-------- GIVEN INFORMATION
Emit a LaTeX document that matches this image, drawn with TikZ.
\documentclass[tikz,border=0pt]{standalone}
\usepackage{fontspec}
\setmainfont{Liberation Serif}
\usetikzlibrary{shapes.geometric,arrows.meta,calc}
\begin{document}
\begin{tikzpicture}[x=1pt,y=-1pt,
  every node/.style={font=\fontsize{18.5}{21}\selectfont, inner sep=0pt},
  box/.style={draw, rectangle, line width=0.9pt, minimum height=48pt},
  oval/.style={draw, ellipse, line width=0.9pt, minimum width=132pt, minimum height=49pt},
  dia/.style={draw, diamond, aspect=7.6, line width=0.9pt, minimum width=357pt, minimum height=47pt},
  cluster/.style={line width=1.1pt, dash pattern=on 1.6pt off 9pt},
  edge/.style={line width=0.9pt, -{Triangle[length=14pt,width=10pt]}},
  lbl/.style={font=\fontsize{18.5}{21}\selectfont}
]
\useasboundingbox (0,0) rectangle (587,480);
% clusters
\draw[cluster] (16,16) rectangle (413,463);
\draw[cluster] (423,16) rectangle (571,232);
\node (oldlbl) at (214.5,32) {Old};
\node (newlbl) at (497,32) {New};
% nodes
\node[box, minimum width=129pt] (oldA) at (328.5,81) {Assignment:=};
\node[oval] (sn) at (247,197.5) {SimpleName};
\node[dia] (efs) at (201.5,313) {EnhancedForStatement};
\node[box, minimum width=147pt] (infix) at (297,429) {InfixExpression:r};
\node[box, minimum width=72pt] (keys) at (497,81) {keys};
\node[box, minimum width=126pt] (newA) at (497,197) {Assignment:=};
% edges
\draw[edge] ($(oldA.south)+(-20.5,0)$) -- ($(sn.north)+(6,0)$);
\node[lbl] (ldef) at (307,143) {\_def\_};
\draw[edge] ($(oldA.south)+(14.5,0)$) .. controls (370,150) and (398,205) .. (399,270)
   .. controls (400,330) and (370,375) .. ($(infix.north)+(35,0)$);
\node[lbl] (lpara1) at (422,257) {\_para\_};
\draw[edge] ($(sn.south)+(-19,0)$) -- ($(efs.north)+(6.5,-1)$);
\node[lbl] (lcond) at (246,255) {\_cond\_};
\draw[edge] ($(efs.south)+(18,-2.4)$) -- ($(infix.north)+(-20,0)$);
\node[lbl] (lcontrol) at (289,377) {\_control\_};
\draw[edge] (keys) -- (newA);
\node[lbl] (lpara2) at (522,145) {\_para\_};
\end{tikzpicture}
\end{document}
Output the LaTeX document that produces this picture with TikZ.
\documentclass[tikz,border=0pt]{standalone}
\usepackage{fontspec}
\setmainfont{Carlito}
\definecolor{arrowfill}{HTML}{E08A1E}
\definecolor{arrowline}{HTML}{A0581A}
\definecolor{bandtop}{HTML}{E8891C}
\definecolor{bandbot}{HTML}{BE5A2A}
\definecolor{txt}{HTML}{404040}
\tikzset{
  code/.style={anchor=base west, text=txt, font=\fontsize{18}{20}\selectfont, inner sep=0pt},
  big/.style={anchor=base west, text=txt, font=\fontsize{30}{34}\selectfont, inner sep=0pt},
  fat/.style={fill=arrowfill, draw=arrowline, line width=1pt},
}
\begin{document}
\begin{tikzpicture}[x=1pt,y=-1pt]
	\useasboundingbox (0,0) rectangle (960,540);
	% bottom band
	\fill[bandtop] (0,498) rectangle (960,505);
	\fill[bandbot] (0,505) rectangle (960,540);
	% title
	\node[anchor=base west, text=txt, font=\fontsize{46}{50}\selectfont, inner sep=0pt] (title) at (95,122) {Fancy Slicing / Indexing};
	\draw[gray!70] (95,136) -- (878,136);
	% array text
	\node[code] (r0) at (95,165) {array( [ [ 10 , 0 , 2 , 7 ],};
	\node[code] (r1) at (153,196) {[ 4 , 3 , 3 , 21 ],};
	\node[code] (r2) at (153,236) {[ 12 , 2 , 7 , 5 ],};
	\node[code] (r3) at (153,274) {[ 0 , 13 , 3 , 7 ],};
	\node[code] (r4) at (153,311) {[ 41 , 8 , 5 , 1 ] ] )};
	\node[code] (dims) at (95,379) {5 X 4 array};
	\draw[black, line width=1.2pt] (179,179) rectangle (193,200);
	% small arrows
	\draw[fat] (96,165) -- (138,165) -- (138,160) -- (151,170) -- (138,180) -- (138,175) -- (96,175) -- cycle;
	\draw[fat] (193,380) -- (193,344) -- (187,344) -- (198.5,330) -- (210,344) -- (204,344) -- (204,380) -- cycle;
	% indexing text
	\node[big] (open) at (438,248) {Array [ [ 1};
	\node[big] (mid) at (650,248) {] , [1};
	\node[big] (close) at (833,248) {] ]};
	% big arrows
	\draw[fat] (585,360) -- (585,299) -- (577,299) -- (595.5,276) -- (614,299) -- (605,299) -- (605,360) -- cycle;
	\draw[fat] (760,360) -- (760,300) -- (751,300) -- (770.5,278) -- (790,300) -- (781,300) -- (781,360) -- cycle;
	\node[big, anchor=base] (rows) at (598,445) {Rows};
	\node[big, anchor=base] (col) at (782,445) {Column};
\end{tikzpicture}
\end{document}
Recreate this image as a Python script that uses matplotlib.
----------------
TO DO:
Return the whole listing exactly.

EXERCISE SOLUTION:
Emit a LaTeX document that matches this image, drawn with TikZ.
\documentclass[tikz,border=0pt]{standalone}
\usepackage{fontspec}
\setmainfont{Liberation Serif}
\usetikzlibrary{shapes.geometric,arrows.meta,calc}
\begin{document}
\begin{tikzpicture}[x=1pt,y=-1pt,
  every node/.style={font=\fontsize{18.5}{21}\selectfont, inner sep=0pt},
  box/.style={draw, rectangle, line width=0.9pt, minimum height=48pt},
  oval/.style={draw, ellipse, line width=0.9pt, minimum width=132pt, minimum height=49pt},
  dia/.style={draw, diamond, aspect=7.6, line width=0.9pt, minimum width=357pt, minimum height=47pt},
  cluster/.style={line width=1.1pt, dash pattern=on 1.6pt off 9pt},
  edge/.style={line width=0.9pt, -{Triangle[length=14pt,width=10pt]}},
  lbl/.style={font=\fontsize{18.5}{21}\selectfont}
]
\useasboundingbox (0,0) rectangle (587,480);
% clusters
\draw[cluster] (16,16) rectangle (413,463);
\draw[cluster] (423,16) rectangle (571,232);
\node (oldlbl) at (214.5,32) {Old};
\node (newlbl) at (497,32) {New};
% nodes
\node[box, minimum width=129pt] (oldA) at (328.5,81) {Assignment:=};
\node[oval] (sn) at (247,197.5) {SimpleName};
\node[dia] (efs) at (201.5,313) {EnhancedForStatement};
\node[box, minimum width=147pt] (infix) at (297,429) {InfixExpression:r};
\node[box, minimum width=72pt] (keys) at (497,81) {keys};
\node[box, minimum width=126pt] (newA) at (497,197) {Assignment:=};
% edges
\draw[edge] ($(oldA.south)+(-20.5,0)$) -- ($(sn.north)+(6,0)$);
\node[lbl] (ldef) at (307,143) {\_def\_};
\draw[edge] ($(oldA.south)+(14.5,0)$) .. controls (370,150) and (398,205) .. (399,270)
   .. controls (400,330) and (370,375) .. ($(infix.north)+(35,0)$);
\node[lbl] (lpara1) at (422,257) {\_para\_};
\draw[edge] ($(sn.south)+(-19,0)$) -- ($(efs.north)+(6.5,-1)$);
\node[lbl] (lcond) at (246,255) {\_cond\_};
\draw[edge] ($(efs.south)+(18,-2.4)$) -- ($(infix.north)+(-20,0)$);
\node[lbl] (lcontrol) at (289,377) {\_control\_};
\draw[edge] (keys) -- (newA);
\node[lbl] (lpara2) at (522,145) {\_para\_};
\end{tikzpicture}
\end{document}
Output the LaTeX document that produces this picture with TikZ.
\documentclass[tikz,border=0pt]{standalone}
\usepackage{fontspec}
\setmainfont{Carlito}
\definecolor{arrowfill}{HTML}{E08A1E}
\definecolor{arrowline}{HTML}{A0581A}
\definecolor{bandtop}{HTML}{E8891C}
\definecolor{bandbot}{HTML}{BE5A2A}
\definecolor{txt}{HTML}{404040}
\tikzset{
  code/.style={anchor=base west, text=txt, font=\fontsize{18}{20}\selectfont, inner sep=0pt},
  big/.style={anchor=base west, text=txt, font=\fontsize{30}{34}\selectfont, inner sep=0pt},
  fat/.style={fill=arrowfill, draw=arrowline, line width=1pt},
}
\begin{document}
\begin{tikzpicture}[x=1pt,y=-1pt]
	\useasboundingbox (0,0) rectangle (960,540);
	% bottom band
	\fill[bandtop] (0,498) rectangle (960,505);
	\fill[bandbot] (0,505) rectangle (960,540);
	% title
	\node[anchor=base west, text=txt, font=\fontsize{46}{50}\selectfont, inner sep=0pt] (title) at (95,122) {Fancy Slicing / Indexing};
	\draw[gray!70] (95,136) -- (878,136);
	% array text
	\node[code] (r0) at (95,165) {array( [ [ 10 , 0 , 2 , 7 ],};
	\node[code] (r1) at (153,196) {[ 4 , 3 , 3 , 21 ],};
	\node[code] (r2) at (153,236) {[ 12 , 2 , 7 , 5 ],};
	\node[code] (r3) at (153,274) {[ 0 , 13 , 3 , 7 ],};
	\node[code] (r4) at (153,311) {[ 41 , 8 , 5 , 1 ] ] )};
	\node[code] (dims) at (95,379) {5 X 4 array};
	\draw[black, line width=1.2pt] (179,179) rectangle (193,200);
	% small arrows
	\draw[fat] (96,165) -- (138,165) -- (138,160) -- (151,170) -- (138,180) -- (138,175) -- (96,175) -- cycle;
	\draw[fat] (193,380) -- (193,344) -- (187,344) -- (198.5,330) -- (210,344) -- (204,344) -- (204,380) -- cycle;
	% indexing text
	\node[big] (open) at (438,248) {Array [ [ 1};
	\node[big] (mid) at (650,248) {] , [1};
	\node[big] (close) at (833,248) {] ]};
	% big arrows
	\draw[fat] (585,360) -- (585,299) -- (577,299) -- (595.5,276) -- (614,299) -- (605,299) -- (605,360) -- cycle;
	\draw[fat] (760,360) -- (760,300) -- (751,300) -- (770.5,278) -- (790,300) -- (781,300) -- (781,360) -- cycle;
	\node[big, anchor=base] (rows) at (598,445) {Rows};
	\node[big, anchor=base] (col) at (782,445) {Column};
\end{tikzpicture}
\end{document}
Recreate this image as a Python script that uses matplotlib.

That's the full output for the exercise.